Your instructions. In the data below, locate the line containing "Recreate this image" and the line containing "var chart = echarts.init(document.getElementById('chart'));", then retype both and everything between them exactly. Pictures are not part of the copy.

· · · ·

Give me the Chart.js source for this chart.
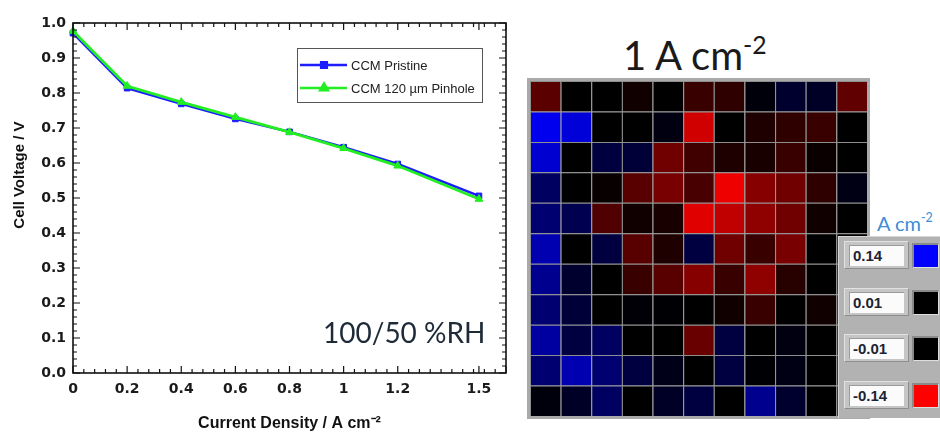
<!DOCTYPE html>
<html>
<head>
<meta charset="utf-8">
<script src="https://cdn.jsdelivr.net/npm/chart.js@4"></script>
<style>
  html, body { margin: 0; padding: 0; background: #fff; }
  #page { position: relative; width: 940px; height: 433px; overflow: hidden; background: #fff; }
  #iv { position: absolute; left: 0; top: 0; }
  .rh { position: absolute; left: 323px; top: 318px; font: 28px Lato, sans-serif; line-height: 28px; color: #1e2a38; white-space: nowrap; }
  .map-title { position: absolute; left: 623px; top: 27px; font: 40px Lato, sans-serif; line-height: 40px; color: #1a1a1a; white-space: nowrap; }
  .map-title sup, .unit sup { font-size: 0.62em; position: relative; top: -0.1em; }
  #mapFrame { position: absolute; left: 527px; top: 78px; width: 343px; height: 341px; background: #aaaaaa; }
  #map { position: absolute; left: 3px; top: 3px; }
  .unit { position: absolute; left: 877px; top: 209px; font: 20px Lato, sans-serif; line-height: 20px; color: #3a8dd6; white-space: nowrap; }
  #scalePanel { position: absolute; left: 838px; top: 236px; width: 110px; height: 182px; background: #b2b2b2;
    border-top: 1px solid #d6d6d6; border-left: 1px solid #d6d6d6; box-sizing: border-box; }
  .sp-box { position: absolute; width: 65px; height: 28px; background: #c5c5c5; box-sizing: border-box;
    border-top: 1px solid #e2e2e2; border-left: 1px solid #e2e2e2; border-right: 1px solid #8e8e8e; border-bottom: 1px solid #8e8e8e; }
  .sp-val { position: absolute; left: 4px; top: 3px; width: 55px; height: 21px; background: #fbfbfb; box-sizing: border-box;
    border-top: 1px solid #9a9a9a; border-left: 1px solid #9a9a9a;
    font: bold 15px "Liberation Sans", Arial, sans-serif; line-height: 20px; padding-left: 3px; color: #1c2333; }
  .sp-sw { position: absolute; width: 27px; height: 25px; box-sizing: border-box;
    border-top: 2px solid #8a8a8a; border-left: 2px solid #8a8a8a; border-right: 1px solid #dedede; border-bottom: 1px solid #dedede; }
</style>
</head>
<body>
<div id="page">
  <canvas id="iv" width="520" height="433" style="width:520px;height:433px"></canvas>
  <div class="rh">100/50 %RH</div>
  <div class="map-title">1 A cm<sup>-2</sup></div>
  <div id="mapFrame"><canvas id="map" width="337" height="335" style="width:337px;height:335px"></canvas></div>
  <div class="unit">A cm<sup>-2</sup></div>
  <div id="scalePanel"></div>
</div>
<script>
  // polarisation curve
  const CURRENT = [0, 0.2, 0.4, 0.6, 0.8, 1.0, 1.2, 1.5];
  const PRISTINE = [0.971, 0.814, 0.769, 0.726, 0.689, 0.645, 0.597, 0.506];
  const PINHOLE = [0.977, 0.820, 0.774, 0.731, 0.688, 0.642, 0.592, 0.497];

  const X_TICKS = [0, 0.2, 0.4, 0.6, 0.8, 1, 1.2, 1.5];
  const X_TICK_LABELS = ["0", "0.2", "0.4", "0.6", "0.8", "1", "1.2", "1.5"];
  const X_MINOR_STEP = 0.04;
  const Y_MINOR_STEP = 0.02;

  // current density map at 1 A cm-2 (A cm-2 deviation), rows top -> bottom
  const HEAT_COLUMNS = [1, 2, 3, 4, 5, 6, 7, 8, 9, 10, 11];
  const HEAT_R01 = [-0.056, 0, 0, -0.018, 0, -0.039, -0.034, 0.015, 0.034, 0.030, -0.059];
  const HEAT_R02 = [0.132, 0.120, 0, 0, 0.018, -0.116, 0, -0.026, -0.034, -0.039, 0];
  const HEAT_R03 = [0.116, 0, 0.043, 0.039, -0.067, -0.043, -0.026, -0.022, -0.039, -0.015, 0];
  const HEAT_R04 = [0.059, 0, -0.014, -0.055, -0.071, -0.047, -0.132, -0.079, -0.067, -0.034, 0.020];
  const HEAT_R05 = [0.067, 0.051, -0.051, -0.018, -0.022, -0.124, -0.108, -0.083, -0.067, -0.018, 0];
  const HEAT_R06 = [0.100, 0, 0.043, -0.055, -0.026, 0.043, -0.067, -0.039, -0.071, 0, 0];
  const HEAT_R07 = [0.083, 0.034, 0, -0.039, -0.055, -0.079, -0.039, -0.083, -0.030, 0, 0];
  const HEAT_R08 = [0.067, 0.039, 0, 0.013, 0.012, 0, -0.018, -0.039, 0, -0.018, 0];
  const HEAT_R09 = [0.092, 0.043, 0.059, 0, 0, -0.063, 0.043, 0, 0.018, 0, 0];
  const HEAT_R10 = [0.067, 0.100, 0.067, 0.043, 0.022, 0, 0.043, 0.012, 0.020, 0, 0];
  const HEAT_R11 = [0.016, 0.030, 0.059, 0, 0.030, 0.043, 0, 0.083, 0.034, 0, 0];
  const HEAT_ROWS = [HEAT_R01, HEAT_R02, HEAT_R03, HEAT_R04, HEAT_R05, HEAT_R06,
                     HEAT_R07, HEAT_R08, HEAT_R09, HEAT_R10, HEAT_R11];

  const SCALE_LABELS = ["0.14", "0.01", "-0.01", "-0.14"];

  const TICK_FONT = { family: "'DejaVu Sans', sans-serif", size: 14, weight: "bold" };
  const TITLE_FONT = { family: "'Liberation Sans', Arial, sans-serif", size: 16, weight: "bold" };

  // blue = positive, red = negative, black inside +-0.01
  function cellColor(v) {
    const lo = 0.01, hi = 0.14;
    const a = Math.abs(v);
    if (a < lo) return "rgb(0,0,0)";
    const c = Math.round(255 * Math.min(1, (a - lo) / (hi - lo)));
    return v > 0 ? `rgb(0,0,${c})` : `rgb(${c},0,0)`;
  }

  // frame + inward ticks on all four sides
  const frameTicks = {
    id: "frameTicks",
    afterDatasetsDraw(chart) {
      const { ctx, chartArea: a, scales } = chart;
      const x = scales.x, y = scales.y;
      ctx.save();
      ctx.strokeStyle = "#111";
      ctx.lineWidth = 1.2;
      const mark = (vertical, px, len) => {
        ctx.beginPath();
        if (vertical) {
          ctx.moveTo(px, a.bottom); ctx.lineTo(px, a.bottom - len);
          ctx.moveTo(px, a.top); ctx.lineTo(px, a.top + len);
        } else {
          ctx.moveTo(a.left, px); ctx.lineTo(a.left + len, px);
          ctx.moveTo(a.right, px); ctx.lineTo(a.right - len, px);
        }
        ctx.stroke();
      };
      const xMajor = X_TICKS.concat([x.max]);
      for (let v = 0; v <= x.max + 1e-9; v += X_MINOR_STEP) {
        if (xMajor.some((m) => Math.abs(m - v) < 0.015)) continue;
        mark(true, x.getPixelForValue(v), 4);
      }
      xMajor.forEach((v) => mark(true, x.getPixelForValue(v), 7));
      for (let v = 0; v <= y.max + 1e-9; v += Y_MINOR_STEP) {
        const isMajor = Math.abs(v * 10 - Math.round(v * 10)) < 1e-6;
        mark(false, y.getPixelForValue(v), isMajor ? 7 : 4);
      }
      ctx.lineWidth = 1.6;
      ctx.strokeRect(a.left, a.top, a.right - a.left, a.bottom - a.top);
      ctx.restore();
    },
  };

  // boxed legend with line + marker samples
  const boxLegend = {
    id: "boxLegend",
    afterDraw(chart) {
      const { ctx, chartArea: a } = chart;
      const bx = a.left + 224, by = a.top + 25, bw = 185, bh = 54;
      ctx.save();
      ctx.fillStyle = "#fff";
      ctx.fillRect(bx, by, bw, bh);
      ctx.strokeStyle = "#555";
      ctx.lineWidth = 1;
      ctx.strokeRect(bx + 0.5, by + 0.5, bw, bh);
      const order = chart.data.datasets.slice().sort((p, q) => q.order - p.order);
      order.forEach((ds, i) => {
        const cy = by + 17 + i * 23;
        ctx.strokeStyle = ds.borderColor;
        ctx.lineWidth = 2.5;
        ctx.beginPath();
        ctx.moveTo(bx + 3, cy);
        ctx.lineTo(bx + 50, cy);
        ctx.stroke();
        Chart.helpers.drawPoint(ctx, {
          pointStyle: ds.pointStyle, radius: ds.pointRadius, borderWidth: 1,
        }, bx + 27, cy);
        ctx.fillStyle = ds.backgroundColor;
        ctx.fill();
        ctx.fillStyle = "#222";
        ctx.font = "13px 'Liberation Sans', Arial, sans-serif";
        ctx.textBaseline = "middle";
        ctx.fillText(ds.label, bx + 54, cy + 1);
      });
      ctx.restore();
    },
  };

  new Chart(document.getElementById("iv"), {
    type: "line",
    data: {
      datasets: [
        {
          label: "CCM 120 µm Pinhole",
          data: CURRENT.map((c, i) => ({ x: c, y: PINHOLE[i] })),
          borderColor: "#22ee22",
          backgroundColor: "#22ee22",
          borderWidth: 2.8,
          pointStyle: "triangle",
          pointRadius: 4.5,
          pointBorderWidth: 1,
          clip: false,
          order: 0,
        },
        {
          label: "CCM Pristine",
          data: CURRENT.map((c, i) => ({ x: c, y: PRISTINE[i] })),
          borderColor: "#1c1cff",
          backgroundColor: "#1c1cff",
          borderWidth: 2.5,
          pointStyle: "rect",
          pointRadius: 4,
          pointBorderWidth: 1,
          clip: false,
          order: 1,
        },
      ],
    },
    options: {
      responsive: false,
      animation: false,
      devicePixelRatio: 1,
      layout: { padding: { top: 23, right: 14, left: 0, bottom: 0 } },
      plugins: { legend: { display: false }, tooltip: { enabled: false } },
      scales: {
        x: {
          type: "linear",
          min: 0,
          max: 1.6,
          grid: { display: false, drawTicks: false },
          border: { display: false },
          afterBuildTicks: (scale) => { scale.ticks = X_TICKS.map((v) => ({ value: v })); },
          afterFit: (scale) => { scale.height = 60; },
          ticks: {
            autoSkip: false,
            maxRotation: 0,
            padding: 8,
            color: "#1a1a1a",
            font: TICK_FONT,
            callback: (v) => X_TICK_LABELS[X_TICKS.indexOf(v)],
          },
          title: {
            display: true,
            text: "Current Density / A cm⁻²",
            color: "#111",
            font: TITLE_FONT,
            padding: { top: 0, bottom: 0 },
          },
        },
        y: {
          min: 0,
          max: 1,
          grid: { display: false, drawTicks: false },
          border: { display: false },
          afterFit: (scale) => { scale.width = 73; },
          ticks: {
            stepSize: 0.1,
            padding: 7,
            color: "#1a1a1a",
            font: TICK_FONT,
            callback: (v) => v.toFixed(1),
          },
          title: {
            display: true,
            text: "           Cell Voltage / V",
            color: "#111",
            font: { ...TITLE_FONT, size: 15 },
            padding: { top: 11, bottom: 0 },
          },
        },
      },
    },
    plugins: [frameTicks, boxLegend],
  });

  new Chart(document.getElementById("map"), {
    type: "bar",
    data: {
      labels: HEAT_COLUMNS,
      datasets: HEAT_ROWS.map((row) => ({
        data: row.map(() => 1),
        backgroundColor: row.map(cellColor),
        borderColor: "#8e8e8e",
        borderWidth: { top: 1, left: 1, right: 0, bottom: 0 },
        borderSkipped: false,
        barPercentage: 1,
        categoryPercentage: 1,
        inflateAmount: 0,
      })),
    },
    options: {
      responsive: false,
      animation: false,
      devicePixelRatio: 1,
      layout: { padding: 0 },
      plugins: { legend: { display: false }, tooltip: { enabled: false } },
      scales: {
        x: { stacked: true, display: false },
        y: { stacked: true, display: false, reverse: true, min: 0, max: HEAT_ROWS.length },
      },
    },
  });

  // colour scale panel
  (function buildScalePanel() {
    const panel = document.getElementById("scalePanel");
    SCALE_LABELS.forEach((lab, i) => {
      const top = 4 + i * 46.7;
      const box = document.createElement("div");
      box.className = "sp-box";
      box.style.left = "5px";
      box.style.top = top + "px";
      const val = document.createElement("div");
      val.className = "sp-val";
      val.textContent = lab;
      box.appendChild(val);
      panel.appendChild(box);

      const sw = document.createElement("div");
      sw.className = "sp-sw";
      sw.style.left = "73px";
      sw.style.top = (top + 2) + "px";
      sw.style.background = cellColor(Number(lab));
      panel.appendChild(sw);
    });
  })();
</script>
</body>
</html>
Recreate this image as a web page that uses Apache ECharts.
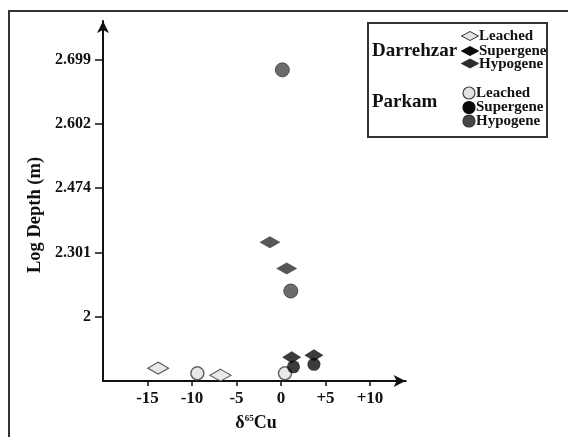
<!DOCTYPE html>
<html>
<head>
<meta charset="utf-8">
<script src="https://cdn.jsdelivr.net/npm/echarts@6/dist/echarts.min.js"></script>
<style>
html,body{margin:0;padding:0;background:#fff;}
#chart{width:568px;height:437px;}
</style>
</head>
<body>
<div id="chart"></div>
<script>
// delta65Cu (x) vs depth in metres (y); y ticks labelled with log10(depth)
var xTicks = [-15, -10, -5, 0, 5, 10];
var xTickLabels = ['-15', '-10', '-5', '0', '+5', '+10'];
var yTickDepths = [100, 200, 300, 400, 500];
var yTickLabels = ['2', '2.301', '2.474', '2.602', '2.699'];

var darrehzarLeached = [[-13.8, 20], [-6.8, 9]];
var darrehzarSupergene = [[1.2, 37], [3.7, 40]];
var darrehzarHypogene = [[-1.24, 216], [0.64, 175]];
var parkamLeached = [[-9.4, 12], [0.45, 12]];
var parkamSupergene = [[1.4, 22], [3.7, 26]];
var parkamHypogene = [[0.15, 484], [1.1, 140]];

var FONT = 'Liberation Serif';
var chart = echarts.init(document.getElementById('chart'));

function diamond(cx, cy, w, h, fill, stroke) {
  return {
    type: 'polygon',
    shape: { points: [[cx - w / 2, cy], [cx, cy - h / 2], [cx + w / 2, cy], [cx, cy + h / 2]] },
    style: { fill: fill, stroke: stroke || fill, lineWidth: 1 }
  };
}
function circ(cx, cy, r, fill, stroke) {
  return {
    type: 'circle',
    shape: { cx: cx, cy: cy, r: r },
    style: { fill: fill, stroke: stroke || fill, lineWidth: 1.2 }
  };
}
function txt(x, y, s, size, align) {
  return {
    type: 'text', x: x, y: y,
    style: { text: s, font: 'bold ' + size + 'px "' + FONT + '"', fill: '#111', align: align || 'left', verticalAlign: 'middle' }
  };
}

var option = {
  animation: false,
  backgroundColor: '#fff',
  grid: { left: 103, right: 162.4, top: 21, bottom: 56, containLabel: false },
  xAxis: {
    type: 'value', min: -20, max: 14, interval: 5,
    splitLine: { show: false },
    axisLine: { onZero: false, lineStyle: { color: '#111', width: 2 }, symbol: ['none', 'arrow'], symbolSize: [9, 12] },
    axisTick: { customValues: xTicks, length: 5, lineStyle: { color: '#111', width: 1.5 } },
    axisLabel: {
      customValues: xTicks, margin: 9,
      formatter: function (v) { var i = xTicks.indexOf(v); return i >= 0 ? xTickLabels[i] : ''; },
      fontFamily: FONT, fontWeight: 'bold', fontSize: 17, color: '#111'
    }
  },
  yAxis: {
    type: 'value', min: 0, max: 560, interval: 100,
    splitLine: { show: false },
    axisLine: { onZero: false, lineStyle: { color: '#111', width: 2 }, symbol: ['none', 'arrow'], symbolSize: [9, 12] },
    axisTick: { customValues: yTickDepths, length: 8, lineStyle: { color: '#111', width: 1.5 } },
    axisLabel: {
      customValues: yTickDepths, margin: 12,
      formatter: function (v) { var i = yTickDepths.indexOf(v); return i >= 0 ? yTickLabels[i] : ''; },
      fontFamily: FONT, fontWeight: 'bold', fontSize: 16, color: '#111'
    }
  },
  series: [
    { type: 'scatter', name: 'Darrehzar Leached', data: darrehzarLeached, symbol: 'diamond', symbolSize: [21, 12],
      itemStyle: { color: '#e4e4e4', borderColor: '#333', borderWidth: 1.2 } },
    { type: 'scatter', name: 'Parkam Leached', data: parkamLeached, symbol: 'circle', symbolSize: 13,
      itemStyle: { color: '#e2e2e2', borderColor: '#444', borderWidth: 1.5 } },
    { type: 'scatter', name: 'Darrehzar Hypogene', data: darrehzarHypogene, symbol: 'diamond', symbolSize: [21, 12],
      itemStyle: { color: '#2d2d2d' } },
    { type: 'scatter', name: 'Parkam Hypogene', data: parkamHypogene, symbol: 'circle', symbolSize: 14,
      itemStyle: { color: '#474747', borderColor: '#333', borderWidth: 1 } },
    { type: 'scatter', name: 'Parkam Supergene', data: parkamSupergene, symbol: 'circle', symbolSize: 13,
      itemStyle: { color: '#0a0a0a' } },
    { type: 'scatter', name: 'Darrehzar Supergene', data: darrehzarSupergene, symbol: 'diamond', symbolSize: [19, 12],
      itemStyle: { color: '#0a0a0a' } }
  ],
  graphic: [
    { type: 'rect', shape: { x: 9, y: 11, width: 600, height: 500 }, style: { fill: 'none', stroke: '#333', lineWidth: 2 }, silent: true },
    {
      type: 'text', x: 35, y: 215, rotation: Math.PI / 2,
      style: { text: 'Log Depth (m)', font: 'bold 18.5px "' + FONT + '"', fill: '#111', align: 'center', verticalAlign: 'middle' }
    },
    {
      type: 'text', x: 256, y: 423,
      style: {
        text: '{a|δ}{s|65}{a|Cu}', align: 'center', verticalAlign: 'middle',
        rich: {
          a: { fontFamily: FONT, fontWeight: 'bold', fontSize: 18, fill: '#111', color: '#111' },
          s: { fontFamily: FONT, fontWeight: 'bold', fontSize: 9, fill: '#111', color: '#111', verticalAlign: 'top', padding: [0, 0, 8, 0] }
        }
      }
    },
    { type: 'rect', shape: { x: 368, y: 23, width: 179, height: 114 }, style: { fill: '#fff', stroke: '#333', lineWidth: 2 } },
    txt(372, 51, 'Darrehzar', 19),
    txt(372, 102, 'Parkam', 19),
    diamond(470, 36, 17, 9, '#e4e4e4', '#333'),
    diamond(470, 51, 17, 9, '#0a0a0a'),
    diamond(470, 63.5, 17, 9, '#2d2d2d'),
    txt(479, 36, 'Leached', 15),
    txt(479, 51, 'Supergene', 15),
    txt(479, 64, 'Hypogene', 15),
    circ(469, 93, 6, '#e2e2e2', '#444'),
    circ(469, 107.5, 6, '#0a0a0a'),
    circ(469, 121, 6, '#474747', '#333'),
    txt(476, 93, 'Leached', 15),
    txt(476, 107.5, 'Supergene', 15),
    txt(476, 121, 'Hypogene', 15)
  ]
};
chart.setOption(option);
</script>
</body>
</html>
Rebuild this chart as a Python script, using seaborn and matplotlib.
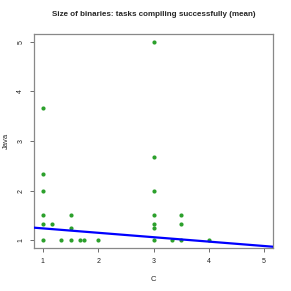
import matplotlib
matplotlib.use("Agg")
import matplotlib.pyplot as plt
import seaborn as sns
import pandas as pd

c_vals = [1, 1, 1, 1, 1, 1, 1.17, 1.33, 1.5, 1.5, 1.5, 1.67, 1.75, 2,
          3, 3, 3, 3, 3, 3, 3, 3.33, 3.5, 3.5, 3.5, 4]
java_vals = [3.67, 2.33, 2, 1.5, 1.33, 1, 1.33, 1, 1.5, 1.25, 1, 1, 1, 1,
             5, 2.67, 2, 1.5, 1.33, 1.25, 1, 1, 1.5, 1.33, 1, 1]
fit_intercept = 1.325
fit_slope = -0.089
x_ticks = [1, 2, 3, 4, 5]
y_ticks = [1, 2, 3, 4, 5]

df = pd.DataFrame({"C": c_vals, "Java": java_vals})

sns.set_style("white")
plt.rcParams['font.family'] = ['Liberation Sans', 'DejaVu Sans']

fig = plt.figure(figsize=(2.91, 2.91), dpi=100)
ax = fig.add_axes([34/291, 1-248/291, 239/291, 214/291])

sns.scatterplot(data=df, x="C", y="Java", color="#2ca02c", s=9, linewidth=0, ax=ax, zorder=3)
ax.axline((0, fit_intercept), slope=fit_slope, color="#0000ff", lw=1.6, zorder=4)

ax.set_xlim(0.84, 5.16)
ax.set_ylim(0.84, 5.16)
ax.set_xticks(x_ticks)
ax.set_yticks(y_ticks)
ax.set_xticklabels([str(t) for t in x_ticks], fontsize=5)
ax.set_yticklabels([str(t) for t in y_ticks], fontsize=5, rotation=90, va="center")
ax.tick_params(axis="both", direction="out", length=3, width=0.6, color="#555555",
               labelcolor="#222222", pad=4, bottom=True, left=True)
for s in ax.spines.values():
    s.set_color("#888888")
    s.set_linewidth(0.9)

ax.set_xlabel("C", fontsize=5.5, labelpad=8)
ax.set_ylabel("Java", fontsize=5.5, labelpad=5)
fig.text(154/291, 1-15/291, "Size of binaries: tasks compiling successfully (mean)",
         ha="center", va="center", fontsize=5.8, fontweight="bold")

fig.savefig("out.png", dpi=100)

· · · ·

Written reply.
Recreate this image as a web page that uses Apache ECharts.
<!DOCTYPE html>
<html>
<head>
<meta charset="utf-8">
<script src="https://cdn.jsdelivr.net/npm/echarts@6/dist/echarts.min.js"></script>
<style>
html,body{margin:0;padding:0;background:#fff;}
#chart{width:568px;height:437px;}
</style>
</head>
<body>
<div id="chart"></div>
<script>
// delta65Cu (x) vs depth in metres (y); y ticks labelled with log10(depth)
var xTicks = [-15, -10, -5, 0, 5, 10];
var xTickLabels = ['-15', '-10', '-5', '0', '+5', '+10'];
var yTickDepths = [100, 200, 300, 400, 500];
var yTickLabels = ['2', '2.301', '2.474', '2.602', '2.699'];

var darrehzarLeached = [[-13.8, 20], [-6.8, 9]];
var darrehzarSupergene = [[1.2, 37], [3.7, 40]];
var darrehzarHypogene = [[-1.24, 216], [0.64, 175]];
var parkamLeached = [[-9.4, 12], [0.45, 12]];
var parkamSupergene = [[1.4, 22], [3.7, 26]];
var parkamHypogene = [[0.15, 484], [1.1, 140]];

var FONT = 'Liberation Serif';
var chart = echarts.init(document.getElementById('chart'));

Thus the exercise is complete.